Insights into the Role of Graphitic Carbon Nitride as a Photobase in Proton-Coupled Electron Transfer in (sp³)C−H Oxygenation of Oxazolidinones

Abstract

Graphitic carbon nitride (g-CN) is a transition metal free semiconductor that mediates a variety of photocatalytic reactions. Although photoinduced electron transfer is often postulated in the mechanism, proton-coupled electron transfer (PCET) is a more favorable pathway for substrates possessing X−H bonds.
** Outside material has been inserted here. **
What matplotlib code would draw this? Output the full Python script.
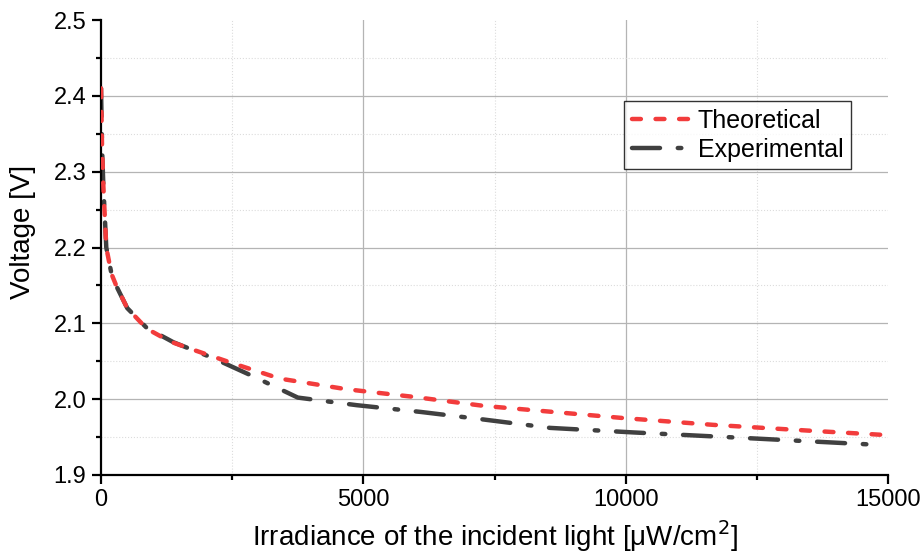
import matplotlib.pyplot as plt
from matplotlib.ticker import MultipleLocator

plt.rcParams['font.family'] = ['Liberation Sans', 'DejaVu Sans']

# theoretical curve (irradiance in uW/cm2, voltage in V)
theo_x = [0, 20, 45, 100, 200, 300, 500, 870, 1315, 1760, 2520, 3410, 4680,
          5950, 7300, 9950, 11670, 13580, 14850]
theo_v = [2.41, 2.33, 2.28, 2.20, 2.165, 2.148, 2.12, 2.093, 2.076, 2.065,
          2.047, 2.027, 2.013, 2.003, 1.991, 1.975, 1.966, 1.958, 1.953]

# measured curve
exp_x = [0, 20, 45, 100, 200, 300, 500, 870, 1380, 2140, 2900, 3750, 4870,
         6100, 7300, 8560, 10150, 12180, 14700]
exp_v = [2.41, 2.33, 2.28, 2.20, 2.165, 2.148, 2.12, 2.094, 2.075, 2.054,
         2.03, 2.002, 1.992, 1.983, 1.973, 1.962, 1.956, 1.949, 1.940]

xticks = [0, 5000, 10000, 15000]
xtick_labels = ['0', '5000', '10000', '15000']
yticks = [1.9, 2.0, 2.1, 2.2, 2.3, 2.4, 2.5]

fig = plt.figure(figsize=(9.21, 5.6), dpi=100)
ax = fig.add_axes([0.1097, 0.152, 0.8545, 0.812])

ax.plot(theo_x, theo_v, color='#f23c3c', lw=3.2, linestyle=(0, (2.0, 3.3)),
        dash_capstyle='round', label='Theoretical', zorder=3)
ax.plot(exp_x, exp_v, color='#404040', lw=3.2,
        linestyle=(0, (6.3, 4.0, 0.8, 4.0)),
        dash_capstyle='round', label='Experimental', zorder=2)

ax.set_xlim(0, 15000)
ax.set_ylim(1.9, 2.5)
ax.set_xticks(xticks)
ax.set_xticklabels(xtick_labels)
ax.set_yticks(yticks)
ax.set_yticklabels(['%.1f' % v for v in yticks])
ax.xaxis.set_minor_locator(MultipleLocator(2500))
ax.yaxis.set_minor_locator(MultipleLocator(0.05))

ax.spines['top'].set_visible(False)
ax.spines['right'].set_visible(False)
for s in ['left', 'bottom']:
    ax.spines[s].set_linewidth(1.6)
ax.tick_params(which='major', direction='out', length=6.5, width=1.6,
               labelsize=17, pad=4)
ax.tick_params(which='minor', direction='out', length=3.6, width=1.6)

ax.grid(which='major', color='#b4b4b4', lw=0.9, ls='-')
ax.grid(which='minor', color='#dcdcdc', lw=0.8, ls=':')
ax.set_axisbelow(True)
# no gridlines on the plot edges
for t in ax.xaxis.get_major_ticks():
    if t.get_loc() in (0, 15000):
        t.gridline.set_visible(False)
for t in ax.yaxis.get_major_ticks():
    if t.get_loc() in (1.9, 2.5):
        t.gridline.set_visible(False)

ax.set_xlabel('Irradiance of the incident light [μW/cm$^2$]', fontsize=20,
              labelpad=5)
ax.set_ylabel('Voltage [V]', fontsize=20)
ax.yaxis.set_label_coords(-0.083, 0.534)

leg = ax.legend(loc='upper right', bbox_to_anchor=(0.953, 0.822), fontsize=18,
                frameon=True, fancybox=False, handlelength=2.3,
                handletextpad=0.35, borderpad=0.3, labelspacing=0.2,
                borderaxespad=0)
leg.get_frame().set_edgecolor('black')
leg.get_frame().set_linewidth(1.0)

fig.savefig('out.png', dpi=100)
Upon excitation of an (sp2)N-rich structure of g-CN with visible light, it behaves as a photobase—it undergoes reductive quenching accompanied by abstraction of a proton from a substrate. The results of modeling allowed us to identify active sites for PCET—the ‘triangular pockets’ on the edge facets of g-CN. We employ excited state PCET from the substrate to g-CN to selectively cleavethe endo-(sp3)C−H bond in oxazolidine-2-ones followed by trapping the radical with O2. This reaction affords 1,3-oxazolidine-2,4-diones. Measurement of the apparent pKa value and modeling suggest that g-CN excited state can cleave X−H bonds that are characterized by bond dissociation free energy (BDFE) ≈100 kcal mol−1.